▶ **Task to carry out**: It is required that the lines from the top of the listing through the line with "(stop) at (601,16);" be reproduced exactly, excluding pictures.

▶ **Raw data**:
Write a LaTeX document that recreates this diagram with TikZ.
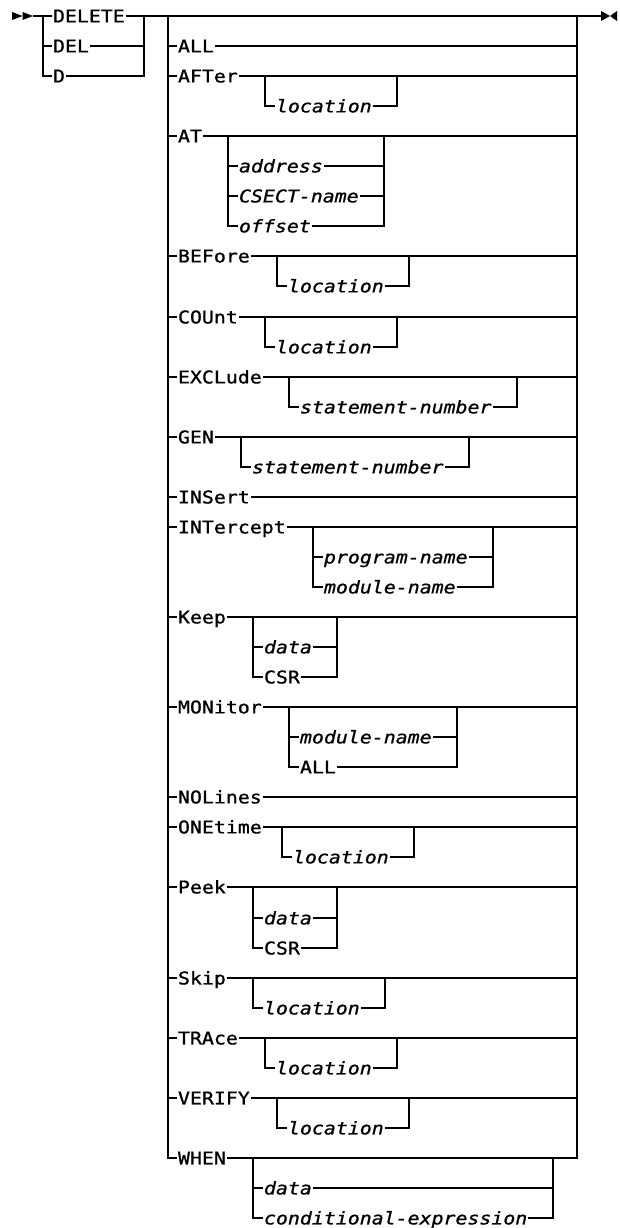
\documentclass[tikz,border=0pt]{standalone}
\usepackage{fontspec}
\newfontfamily\synfont{DejaVu Sans Mono}[FakeStretch=1.136, FakeBold=1.0]
\usetikzlibrary{calc}
\tikzset{
  every picture/.style={line width=2pt, x=1pt, y=-1pt},
  kw/.style={anchor=west, inner sep=0pt, text height=12.8pt, text depth=0pt,
    font=\synfont\fontsize{17.5}{20}\selectfont},
  var/.style={kw, font=\synfont\fontsize{17.5}{20}\selectfont\itshape},
}

\begin{document}
\begin{tikzpicture}
  \useasboundingbox (0,0) rectangle (619,1228);
  % start and end marks
  \fill (12,12) -- (22.5,16) -- (12,20) -- cycle;
  \fill (22.5,12) -- (33,16) -- (22.5,20) -- cycle;
  \fill (601,11) -- (610,16) -- (601,21) -- cycle;
  \fill (617,11) -- (610,16) -- (617,21) -- cycle;
  \coordinate (start) at (33,16);
  \coordinate (split) at (43,16);
  \coordinate (join) at (144,16);
  \coordinate (railL) at (168,16);
  \coordinate (railR) at (577,16);
  \coordinate (stop) at (601,16);

  % command name
  \node[kw] (delete) at (52,16) {DELETE};
  \node[kw] (del) at (52,46) {DEL};
  \node[kw] (d) at (52,76) {D};
  \draw (start) -- (delete.west);
  \draw (delete.east) -- (stop);
  \draw (split |- del) -- (del.west) (del.east) -- (join |- del);
  \draw (split) |- (d.west) (d.east) -| (join);

  % operands
  \node[kw] (all) at (177,46) {ALL};
  \node[kw] (after) at (177,76) {AFTer};
  \node[kw] (at) at (177,136) {AT};
  \node[kw] (before) at (177,256) {BEFore};
  \node[kw] (count) at (177,317) {COUnt};
  \node[kw] (exclude) at (177,377) {EXCLude};
  \node[kw] (gen) at (177,437) {GEN};
  \node[kw] (insert) at (177,497) {INSert};
  \node[kw] (intercept) at (177,527) {INTercept};
  \node[kw] (keep) at (177,617) {Keep};
  \node[kw] (monitor) at (177,707) {MONitor};
  \node[kw] (nolines) at (177,797) {NOLines};
  \node[kw] (onetime) at (177,827) {ONEtime};
  \node[kw] (peek) at (177,887) {Peek};
  \node[kw] (skip) at (177,978) {Skip};
  \node[kw] (trace) at (177,1038) {TRAce};
  \node[kw] (verify) at (177,1098) {VERIFY};
  \node[kw] (when) at (177,1158) {WHEN};
  \draw (railL |- all) -- (all.west) (all.east) -- (railR |- all);
  \draw (railL |- after) -- (after.west) (after.east) -- (railR |- after);
  \draw (railL |- at) -- (at.west) (at.east) -- (railR |- at);
  \draw (railL |- before) -- (before.west) (before.east) -- (railR |- before);
  \draw (railL |- count) -- (count.west) (count.east) -- (railR |- count);
  \draw (railL |- exclude) -- (exclude.west) (exclude.east) -- (railR |- exclude);
  \draw (railL |- gen) -- (gen.west) (gen.east) -- (railR |- gen);
  \draw (railL |- insert) -- (insert.west) (insert.east) -- (railR |- insert);
  \draw (railL |- intercept) -- (intercept.west) (intercept.east) -- (railR |- intercept);
  \draw (railL |- keep) -- (keep.west) (keep.east) -- (railR |- keep);
  \draw (railL |- monitor) -- (monitor.west) (monitor.east) -- (railR |- monitor);
  \draw (railL |- nolines) -- (nolines.west) (nolines.east) -- (railR |- nolines);
  \draw (railL |- onetime) -- (onetime.west) (onetime.east) -- (railR |- onetime);
  \draw (railL |- peek) -- (peek.west) (peek.east) -- (railR |- peek);
  \draw (railL |- skip) -- (skip.west) (skip.east) -- (railR |- skip);
  \draw (railL |- trace) -- (trace.west) (trace.east) -- (railR |- trace);
  \draw (railL |- verify) -- (verify.west) (verify.east) -- (railR |- verify);
  \draw (railL) |- (when.west) (when.east) -| (railR);

  % AFTer
  \coordinate (afterV) at (265,76);
  \coordinate (afterC) at (397,76);
  \node[var] (afterloc) at (275,106) {location};
  \draw (afterV) |- (afterloc.west) (afterloc.east) -| (afterC);

  % AT
  \coordinate (atV) at (228,136);
  \coordinate (atC) at (384,136);
  \node[var] (ataddr) at (238,166) {address};
  \node[var] (atcsect) at (238,196) {CSECT-name};
  \node[var] (atoff) at (238,226) {offset};
  \draw (atV |- ataddr) -- (ataddr.west) (ataddr.east) -- (atC |- ataddr);
  \draw (atV |- atcsect) -- (atcsect.west) (atcsect.east) -- (atC |- atcsect);
  \draw (atV) |- (atoff.west) (atoff.east) -| (atC);

  % BEFore
  \coordinate (beforeV) at (277,256);
  \coordinate (beforeC) at (409,256);
  \node[var] (beforeloc) at (287,286) {location};
  \draw (beforeV) |- (beforeloc.west) (beforeloc.east) -| (beforeC);

  % COUnt
  \coordinate (countV) at (265,317);
  \coordinate (countC) at (397,317);
  \node[var] (countloc) at (275,347) {location};
  \draw (countV) |- (countloc.west) (countloc.east) -| (countC);

  % EXCLude
  \coordinate (excludeV) at (289,377);
  \coordinate (excludeC) at (517,377);
  \node[var] (excludenum) at (299,407) {statement-number};
  \draw (excludeV) |- (excludenum.west) (excludenum.east) -| (excludeC);

  % GEN
  \coordinate (genV) at (241,437);
  \coordinate (genC) at (469,437);
  \node[var] (gennum) at (251,467) {statement-number};
  \draw (genV) |- (gennum.west) (gennum.east) -| (genC);

  % INTercept
  \coordinate (intV) at (313,527);
  \coordinate (intC) at (493,527);
  \node[var] (intprog) at (323,557) {program-name};
  \node[var] (intmod) at (323,587) {module-name};
  \draw (intV |- intprog) -- (intprog.west) (intprog.east) -- (intC |- intprog);
  \draw (intV) |- (intmod.west) (intmod.east) -| (intC);

  % Keep
  \coordinate (keepV) at (253,617);
  \coordinate (keepC) at (337,617);
  \node[var] (keepdata) at (263,647) {data};
  \node[kw] (keepcsr) at (263,677) {CSR};
  \draw (keepV |- keepdata) -- (keepdata.west) (keepdata.east) -- (keepC |- keepdata);
  \draw (keepV) |- (keepcsr.west) (keepcsr.east) -| (keepC);

  % MONitor
  \coordinate (monV) at (289,707);
  \coordinate (monC) at (457,707);
  \node[var] (monmod) at (299,737) {module-name};
  \node[kw] (monall) at (299,767) {ALL};
  \draw (monV |- monmod) -- (monmod.west) (monmod.east) -- (monC |- monmod);
  \draw (monV) |- (monall.west) (monall.east) -| (monC);

  % ONEtime
  \coordinate (onetimeV) at (282,827);
  \coordinate (onetimeC) at (414,827);
  \node[var] (onetimeloc) at (292,857) {location};
  \draw (onetimeV) |- (onetimeloc.west) (onetimeloc.east) -| (onetimeC);

  % Peek
  \coordinate (peekV) at (253,887);
  \coordinate (peekC) at (337,887);
  \node[var] (peekdata) at (263,918) {data};
  \node[kw] (peekcsr) at (263,948) {CSR};
  \draw (peekV |- peekdata) -- (peekdata.west) (peekdata.east) -- (peekC |- peekdata);
  \draw (peekV) |- (peekcsr.west) (peekcsr.east) -| (peekC);

  % Skip
  \coordinate (skipV) at (253,978);
  \coordinate (skipC) at (385,978);
  \node[var] (skiploc) at (263,1008) {location};
  \draw (skipV) |- (skiploc.west) (skiploc.east) -| (skipC);

  % TRAce
  \coordinate (traceV) at (265,1038);
  \coordinate (traceC) at (397,1038);
  \node[var] (traceloc) at (275,1068) {location};
  \draw (traceV) |- (traceloc.west) (traceloc.east) -| (traceC);

  % VERIFY
  \coordinate (verifyV) at (277,1098);
  \coordinate (verifyC) at (409,1098);
  \node[var] (verifyloc) at (287,1128) {location};
  \draw (verifyV) |- (verifyloc.west) (verifyloc.east) -| (verifyC);

  % WHEN
  \coordinate (whenV) at (253,1158);
  \coordinate (whenC) at (553,1158);
  \node[var] (whendata) at (263,1188) {data};
  \node[var] (whencond) at (263,1218) {conditional-expression};
  \draw (whenV |- whendata) -- (whendata.west) (whendata.east) -- (whenC |- whendata);
  \draw (whenV) |- (whencond.west) (whencond.east) -| (whenC);
\end{tikzpicture}
\end{document}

▶ **Task answer**:
Write a LaTeX document that recreates this diagram with TikZ.
\documentclass[tikz,border=0pt]{standalone}
\usepackage{fontspec}
\newfontfamily\synfont{DejaVu Sans Mono}[FakeStretch=1.136, FakeBold=1.0]
\usetikzlibrary{calc}
\tikzset{
  every picture/.style={line width=2pt, x=1pt, y=-1pt},
  kw/.style={anchor=west, inner sep=0pt, text height=12.8pt, text depth=0pt,
    font=\synfont\fontsize{17.5}{20}\selectfont},
  var/.style={kw, font=\synfont\fontsize{17.5}{20}\selectfont\itshape},
}

\begin{document}
\begin{tikzpicture}
  \useasboundingbox (0,0) rectangle (619,1228);
  % start and end marks
  \fill (12,12) -- (22.5,16) -- (12,20) -- cycle;
  \fill (22.5,12) -- (33,16) -- (22.5,20) -- cycle;
  \fill (601,11) -- (610,16) -- (601,21) -- cycle;
  \fill (617,11) -- (610,16) -- (617,21) -- cycle;
  \coordinate (start) at (33,16);
  \coordinate (split) at (43,16);
  \coordinate (join) at (144,16);
  \coordinate (railL) at (168,16);
  \coordinate (railR) at (577,16);
  \coordinate (stop) at (601,16);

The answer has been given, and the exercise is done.